Come non condividere la parole di Francesco Ferrini, agronomo dell’Università di Firenze ed esperto di arboricoltura, circa la necessità di migliorare l’efficacia dei progetti di riforestazione urbana. Se nel 2022 si apprende come gli obbiettivi di tutela e valorizzazione del verde nel PNRR siano stati raggiunti con la piantumazione di 1,8 milioni di nuovi alberi piantati in 11 Città Metropolitane d’italia, resta il dubbio su quanti, dei nuovi alberi, riusciranno a sopravvivere.

A Imola abbiamo avuto l’esempio del bosco urbano di Via San Benedetto. Molti dei 150 alberelli non hanno sopportato il caldo canicolare della scorsa estate. Non sufficientemente annaffiati, sono risultati quasi tutti da sostituire. Mentre “bosco autodromo”, realizzato in prossimità di un’area di pertinenza fluviale, in Via Graziadei, è uscito provato dalla piena del Santerno del 3 novembre scorso, con molti alberi danneggiati, come mostrano le fotografie.

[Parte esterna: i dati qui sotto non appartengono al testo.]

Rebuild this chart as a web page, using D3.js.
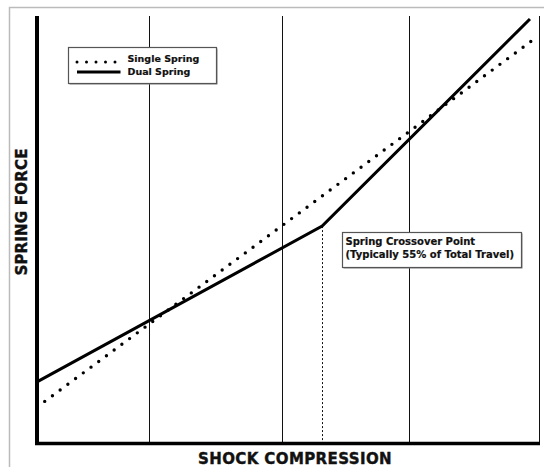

Secondo il tema della riforestazione urbana, il prof.Ferrini ha spiegato a Sapere Ambiente come sia “cruciale pianificare la sopravvivenza di questi alberi” – come ad esempio – “una selezione accurata delle specie da piantare, adatte alle condizioni locali di clima, suolo e disponibilità d’acqua” – e poi, il tema cruciale – “serve un accurato piano di monitoraggio, per valutare crescita e sopravvivenza delle piante, e di gestione. Soprattutto all’inizio le piante hanno bisogno di cure adeguate, come irrigazione e protezione contro gli animali. È una visione a lungo termine che spesso manca nelle iniziative di riforestazione, usate più come spot elettorali, e la Giornata nazionale degli alberi da questo punto di vista dove segnare l’inizio di un cambiamento.” Inoltre, occorre valutare i rischi che possono crearsi senza le valutazione adeguate, che possono andare dallo “spreco di fondi e risorse vegetali per realizzare i progetti. Grave se pensiamo che in Italia abbiamo anche un problema a trovare le giovani piante, con i vivai che non riescono a produrne a sufficienza. Dall’altra parte si rischia poi di causare un danno ambientale diretto. I progetti di riforestazione hanno un impatto iniziale di emissione di carbonio, che con la morte delle piante non verrebbe compensato.”

Inoltre” – conclude l’agronomo – “la morte stessa delle piante produce il rilascio del carbonio già immagazzinato. Questo si può evitare solo attraverso una pianificazione che garantisca la sopravvivenza a lungo termine degli alberi.